WHAT IS NEEDED - Emit a verbatim copy of the lines below from the line with "Clone this chart in Apache ECharts." through the line with "var yTickLabels = ['0,0', '4,3', '8,5', '12,8', '17,0'];", excluding pictures and everything outside that range.

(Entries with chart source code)
******************************

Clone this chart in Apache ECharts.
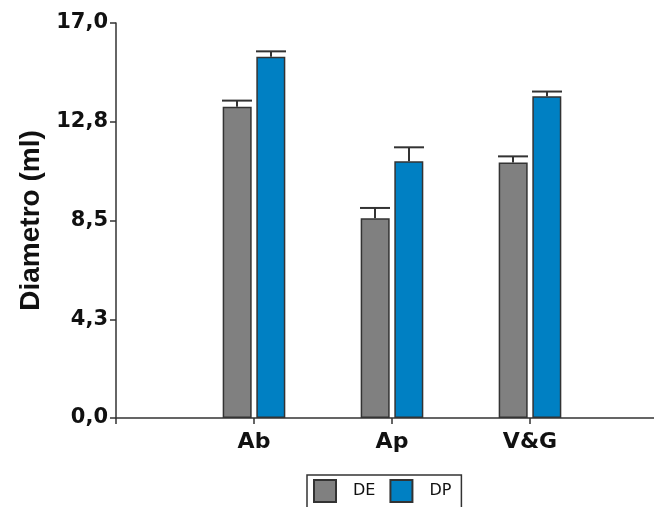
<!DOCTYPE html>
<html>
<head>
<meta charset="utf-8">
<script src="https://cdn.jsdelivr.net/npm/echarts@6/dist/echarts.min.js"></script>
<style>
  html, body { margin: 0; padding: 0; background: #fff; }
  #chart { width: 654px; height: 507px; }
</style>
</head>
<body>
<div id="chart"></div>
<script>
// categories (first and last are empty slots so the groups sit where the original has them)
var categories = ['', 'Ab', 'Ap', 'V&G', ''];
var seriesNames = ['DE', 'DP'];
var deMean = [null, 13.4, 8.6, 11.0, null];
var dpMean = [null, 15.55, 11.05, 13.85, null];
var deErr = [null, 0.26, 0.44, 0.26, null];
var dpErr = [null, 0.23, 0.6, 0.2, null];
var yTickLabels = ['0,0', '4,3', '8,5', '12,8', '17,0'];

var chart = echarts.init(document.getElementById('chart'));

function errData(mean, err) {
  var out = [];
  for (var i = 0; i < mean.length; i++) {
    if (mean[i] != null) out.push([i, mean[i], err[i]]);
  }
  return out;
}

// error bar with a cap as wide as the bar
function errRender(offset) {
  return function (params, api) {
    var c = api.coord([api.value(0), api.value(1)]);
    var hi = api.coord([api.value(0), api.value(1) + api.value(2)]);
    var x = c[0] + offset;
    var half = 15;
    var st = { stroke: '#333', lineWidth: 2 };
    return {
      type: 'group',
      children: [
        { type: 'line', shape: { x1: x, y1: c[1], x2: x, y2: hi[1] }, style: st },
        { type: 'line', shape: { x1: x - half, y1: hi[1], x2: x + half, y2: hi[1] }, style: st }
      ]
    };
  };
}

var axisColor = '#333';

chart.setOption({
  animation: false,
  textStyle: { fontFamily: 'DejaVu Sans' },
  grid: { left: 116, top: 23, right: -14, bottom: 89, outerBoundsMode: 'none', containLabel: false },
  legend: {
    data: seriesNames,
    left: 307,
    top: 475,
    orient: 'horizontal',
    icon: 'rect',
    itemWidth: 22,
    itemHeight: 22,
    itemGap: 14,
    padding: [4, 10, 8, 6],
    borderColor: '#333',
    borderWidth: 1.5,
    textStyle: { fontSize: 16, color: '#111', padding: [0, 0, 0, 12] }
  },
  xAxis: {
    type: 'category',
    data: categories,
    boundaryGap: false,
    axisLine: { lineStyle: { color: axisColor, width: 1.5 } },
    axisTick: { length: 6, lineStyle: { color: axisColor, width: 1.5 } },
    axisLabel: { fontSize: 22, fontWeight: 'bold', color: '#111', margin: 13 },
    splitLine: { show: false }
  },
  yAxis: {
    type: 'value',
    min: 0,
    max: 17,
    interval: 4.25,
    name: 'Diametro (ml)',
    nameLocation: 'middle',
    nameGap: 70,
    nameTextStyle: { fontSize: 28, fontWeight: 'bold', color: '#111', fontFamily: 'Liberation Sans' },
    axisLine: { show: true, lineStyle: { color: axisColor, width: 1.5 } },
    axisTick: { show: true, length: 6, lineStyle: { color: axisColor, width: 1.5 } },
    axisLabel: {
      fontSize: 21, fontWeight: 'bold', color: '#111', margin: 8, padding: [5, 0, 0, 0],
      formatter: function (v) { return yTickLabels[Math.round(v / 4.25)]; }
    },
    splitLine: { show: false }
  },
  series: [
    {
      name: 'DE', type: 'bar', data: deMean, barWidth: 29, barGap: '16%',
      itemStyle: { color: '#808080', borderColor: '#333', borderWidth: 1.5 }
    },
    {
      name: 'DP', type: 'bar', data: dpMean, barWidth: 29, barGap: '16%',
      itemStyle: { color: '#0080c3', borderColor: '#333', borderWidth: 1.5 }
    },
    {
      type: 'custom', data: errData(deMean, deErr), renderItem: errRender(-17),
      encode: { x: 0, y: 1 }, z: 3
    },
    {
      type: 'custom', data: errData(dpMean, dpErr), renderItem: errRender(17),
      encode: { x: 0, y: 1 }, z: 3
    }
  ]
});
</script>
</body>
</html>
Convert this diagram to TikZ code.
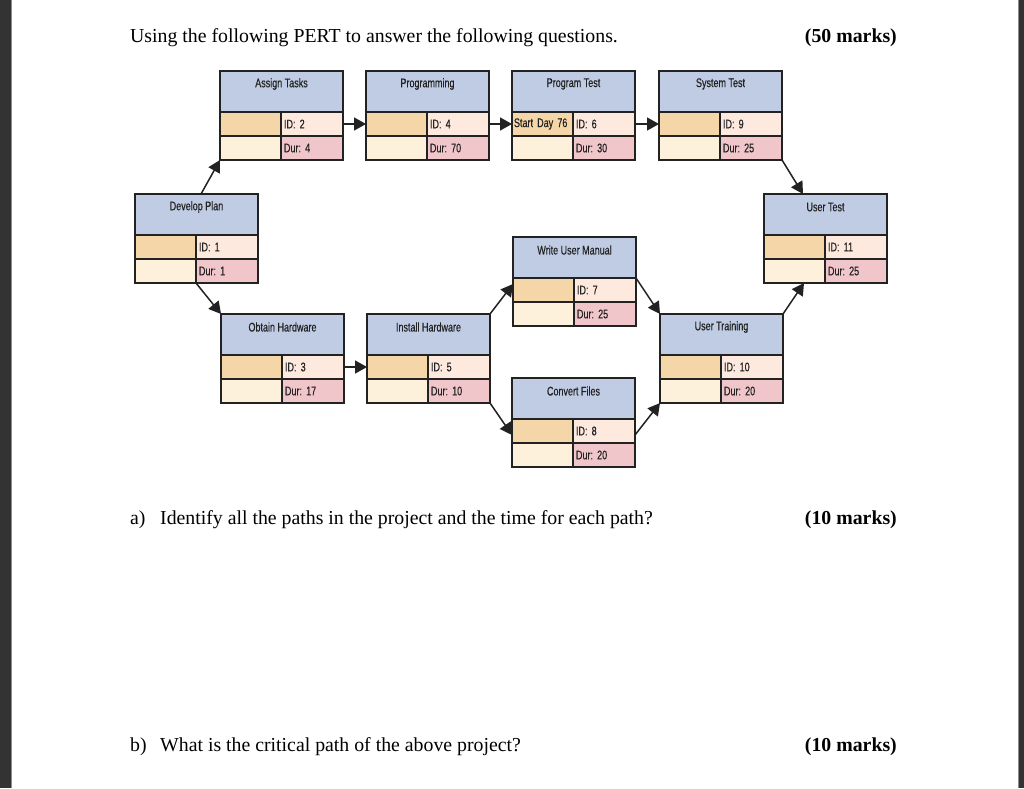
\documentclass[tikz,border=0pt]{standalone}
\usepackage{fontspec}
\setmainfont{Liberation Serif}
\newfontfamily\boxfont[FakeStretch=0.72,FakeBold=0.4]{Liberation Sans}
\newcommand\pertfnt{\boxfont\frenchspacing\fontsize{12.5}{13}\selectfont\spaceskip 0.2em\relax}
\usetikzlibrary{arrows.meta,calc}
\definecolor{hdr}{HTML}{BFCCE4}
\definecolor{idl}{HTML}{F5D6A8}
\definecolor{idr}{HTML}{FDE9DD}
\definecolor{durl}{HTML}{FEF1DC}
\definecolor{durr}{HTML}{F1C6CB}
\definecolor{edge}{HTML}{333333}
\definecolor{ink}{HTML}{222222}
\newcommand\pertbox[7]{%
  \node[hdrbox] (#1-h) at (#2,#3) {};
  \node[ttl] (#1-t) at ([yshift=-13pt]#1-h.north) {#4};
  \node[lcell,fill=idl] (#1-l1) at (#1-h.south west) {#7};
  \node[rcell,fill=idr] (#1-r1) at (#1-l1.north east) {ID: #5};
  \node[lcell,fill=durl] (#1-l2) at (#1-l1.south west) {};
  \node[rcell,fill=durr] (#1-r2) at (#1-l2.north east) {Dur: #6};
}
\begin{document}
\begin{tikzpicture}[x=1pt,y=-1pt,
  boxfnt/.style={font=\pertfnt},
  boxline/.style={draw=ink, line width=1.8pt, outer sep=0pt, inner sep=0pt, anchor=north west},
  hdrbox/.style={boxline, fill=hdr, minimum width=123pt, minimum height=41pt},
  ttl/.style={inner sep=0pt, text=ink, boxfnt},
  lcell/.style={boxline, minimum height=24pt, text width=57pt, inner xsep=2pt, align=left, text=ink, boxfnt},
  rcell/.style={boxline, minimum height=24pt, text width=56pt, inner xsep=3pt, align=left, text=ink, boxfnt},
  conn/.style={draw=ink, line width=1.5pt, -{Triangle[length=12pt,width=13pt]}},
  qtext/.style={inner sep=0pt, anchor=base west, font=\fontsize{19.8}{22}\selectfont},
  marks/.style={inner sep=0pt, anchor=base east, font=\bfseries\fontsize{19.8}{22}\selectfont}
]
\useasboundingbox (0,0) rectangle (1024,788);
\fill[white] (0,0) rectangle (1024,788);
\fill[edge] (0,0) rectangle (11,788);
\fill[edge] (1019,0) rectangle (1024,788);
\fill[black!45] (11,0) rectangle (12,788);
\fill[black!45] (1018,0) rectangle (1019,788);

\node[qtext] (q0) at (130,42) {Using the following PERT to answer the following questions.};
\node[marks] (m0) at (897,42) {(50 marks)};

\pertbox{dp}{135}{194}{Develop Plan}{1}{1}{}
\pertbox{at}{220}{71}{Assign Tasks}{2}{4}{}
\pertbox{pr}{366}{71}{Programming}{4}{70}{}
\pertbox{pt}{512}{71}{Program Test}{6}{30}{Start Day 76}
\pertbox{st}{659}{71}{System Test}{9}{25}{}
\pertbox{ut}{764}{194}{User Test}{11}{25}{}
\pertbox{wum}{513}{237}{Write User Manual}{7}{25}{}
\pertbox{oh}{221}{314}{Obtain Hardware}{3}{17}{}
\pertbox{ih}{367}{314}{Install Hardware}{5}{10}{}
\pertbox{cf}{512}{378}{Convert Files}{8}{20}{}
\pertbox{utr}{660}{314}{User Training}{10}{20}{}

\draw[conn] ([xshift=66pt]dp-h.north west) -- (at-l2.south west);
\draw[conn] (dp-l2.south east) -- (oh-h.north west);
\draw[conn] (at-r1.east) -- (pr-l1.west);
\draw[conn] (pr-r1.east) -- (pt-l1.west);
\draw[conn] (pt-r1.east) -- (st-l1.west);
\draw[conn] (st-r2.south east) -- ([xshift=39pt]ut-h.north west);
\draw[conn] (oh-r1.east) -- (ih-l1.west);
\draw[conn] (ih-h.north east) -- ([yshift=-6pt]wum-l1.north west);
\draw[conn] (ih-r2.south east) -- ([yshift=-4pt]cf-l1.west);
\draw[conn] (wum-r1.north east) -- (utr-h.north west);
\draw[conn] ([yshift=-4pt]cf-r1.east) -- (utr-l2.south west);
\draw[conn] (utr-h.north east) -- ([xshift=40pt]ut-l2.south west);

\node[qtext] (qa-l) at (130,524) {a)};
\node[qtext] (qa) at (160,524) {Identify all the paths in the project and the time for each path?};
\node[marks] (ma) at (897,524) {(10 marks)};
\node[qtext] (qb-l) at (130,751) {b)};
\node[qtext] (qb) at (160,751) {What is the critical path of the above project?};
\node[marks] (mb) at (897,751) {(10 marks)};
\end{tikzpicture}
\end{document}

******************************

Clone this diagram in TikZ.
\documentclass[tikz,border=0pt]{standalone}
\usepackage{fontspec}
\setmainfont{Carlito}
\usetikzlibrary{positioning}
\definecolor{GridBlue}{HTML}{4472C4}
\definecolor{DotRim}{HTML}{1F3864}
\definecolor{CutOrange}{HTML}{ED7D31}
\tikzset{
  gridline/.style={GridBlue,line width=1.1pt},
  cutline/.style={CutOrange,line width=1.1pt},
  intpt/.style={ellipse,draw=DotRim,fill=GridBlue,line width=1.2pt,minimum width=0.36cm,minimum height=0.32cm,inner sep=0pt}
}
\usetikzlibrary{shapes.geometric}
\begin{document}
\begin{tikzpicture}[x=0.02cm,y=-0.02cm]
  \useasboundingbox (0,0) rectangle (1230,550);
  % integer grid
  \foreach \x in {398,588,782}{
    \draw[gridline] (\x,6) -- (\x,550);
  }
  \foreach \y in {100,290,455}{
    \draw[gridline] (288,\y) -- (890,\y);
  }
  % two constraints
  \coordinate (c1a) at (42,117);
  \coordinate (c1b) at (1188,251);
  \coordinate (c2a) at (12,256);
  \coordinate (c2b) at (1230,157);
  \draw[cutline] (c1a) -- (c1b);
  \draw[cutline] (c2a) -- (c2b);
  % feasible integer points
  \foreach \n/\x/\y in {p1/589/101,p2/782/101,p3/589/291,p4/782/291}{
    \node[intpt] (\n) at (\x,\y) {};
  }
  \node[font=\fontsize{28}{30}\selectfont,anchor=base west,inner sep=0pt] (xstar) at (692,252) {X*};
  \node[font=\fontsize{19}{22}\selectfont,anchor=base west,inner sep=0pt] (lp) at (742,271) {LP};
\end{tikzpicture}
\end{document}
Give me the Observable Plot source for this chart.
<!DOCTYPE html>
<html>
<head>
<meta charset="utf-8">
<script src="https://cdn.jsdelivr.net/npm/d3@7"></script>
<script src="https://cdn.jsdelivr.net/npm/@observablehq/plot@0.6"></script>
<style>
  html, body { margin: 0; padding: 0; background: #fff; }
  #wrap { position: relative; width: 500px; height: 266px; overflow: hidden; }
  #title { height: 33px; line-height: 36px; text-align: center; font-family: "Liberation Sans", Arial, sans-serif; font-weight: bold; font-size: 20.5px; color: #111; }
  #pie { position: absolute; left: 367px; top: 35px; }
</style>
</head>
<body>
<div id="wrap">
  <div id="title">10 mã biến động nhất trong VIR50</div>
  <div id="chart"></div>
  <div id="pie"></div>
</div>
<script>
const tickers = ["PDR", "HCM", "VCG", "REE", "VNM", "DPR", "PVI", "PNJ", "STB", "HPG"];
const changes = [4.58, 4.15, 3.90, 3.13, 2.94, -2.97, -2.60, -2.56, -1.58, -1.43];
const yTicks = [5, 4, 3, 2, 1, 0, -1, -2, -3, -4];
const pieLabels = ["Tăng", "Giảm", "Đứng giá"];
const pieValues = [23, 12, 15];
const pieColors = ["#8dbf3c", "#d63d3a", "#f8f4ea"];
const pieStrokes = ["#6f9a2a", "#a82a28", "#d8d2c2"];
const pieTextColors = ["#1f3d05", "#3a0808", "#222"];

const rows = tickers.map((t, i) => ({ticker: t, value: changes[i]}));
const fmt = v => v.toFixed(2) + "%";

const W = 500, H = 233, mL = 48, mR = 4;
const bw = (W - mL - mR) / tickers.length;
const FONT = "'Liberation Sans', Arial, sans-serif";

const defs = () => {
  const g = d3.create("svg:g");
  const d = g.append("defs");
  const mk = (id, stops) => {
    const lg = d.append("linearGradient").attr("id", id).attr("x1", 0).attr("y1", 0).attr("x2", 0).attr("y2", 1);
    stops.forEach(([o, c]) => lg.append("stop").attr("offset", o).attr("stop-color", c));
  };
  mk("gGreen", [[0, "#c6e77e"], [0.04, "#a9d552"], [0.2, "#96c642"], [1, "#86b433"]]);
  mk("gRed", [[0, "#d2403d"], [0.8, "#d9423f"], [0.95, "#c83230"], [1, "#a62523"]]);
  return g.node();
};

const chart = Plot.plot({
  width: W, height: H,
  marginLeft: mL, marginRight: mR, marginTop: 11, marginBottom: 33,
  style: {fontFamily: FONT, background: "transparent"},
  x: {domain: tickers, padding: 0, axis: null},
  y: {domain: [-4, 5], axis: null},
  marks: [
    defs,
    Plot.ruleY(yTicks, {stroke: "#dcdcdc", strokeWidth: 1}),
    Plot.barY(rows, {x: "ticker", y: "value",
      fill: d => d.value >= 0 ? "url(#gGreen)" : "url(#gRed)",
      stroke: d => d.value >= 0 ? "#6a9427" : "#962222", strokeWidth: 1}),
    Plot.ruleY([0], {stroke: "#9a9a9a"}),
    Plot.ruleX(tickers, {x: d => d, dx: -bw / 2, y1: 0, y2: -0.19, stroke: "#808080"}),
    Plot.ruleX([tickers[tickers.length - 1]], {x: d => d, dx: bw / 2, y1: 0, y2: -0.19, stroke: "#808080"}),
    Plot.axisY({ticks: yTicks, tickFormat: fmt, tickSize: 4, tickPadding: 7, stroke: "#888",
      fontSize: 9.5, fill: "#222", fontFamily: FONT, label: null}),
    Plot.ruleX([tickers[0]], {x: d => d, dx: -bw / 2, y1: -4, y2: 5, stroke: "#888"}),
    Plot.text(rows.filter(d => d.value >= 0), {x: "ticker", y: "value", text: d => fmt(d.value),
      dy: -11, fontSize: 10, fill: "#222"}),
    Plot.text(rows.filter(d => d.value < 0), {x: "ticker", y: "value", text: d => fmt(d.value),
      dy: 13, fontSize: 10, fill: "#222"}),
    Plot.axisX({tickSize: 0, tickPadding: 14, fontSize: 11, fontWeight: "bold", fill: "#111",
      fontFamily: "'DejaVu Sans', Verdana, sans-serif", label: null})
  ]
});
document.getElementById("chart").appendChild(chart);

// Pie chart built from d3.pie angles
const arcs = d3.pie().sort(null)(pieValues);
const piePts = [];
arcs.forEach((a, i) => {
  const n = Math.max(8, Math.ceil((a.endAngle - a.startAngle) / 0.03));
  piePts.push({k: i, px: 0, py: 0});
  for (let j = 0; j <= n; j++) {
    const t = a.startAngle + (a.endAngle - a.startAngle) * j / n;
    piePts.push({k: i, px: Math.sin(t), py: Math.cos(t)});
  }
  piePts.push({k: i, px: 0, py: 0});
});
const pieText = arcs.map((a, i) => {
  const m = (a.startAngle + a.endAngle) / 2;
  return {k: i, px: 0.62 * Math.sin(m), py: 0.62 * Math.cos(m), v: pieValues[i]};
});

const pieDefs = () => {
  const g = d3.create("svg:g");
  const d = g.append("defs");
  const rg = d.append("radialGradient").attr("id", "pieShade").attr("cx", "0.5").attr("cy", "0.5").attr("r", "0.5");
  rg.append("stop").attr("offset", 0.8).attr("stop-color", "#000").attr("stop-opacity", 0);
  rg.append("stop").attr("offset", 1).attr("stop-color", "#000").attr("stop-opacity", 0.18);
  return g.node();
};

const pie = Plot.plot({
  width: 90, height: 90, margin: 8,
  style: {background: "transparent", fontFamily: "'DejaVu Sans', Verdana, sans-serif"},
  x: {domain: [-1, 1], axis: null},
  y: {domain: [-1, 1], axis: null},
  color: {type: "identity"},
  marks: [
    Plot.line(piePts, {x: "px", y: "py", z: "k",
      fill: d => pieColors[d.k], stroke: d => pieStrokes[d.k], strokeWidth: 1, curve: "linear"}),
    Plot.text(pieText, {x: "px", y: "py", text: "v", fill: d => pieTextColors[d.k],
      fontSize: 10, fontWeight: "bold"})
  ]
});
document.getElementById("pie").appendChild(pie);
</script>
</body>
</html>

******************************

THE REPLY -
Clone this chart in Apache ECharts.
<!DOCTYPE html>
<html>
<head>
<meta charset="utf-8">
<script src="https://cdn.jsdelivr.net/npm/echarts@6/dist/echarts.min.js"></script>
<style>
  html, body { margin: 0; padding: 0; background: #fff; }
  #chart { width: 654px; height: 507px; }
</style>
</head>
<body>
<div id="chart"></div>
<script>
// categories (first and last are empty slots so the groups sit where the original has them)
var categories = ['', 'Ab', 'Ap', 'V&G', ''];
var seriesNames = ['DE', 'DP'];
var deMean = [null, 13.4, 8.6, 11.0, null];
var dpMean = [null, 15.55, 11.05, 13.85, null];
var deErr = [null, 0.26, 0.44, 0.26, null];
var dpErr = [null, 0.23, 0.6, 0.2, null];
var yTickLabels = ['0,0', '4,3', '8,5', '12,8', '17,0'];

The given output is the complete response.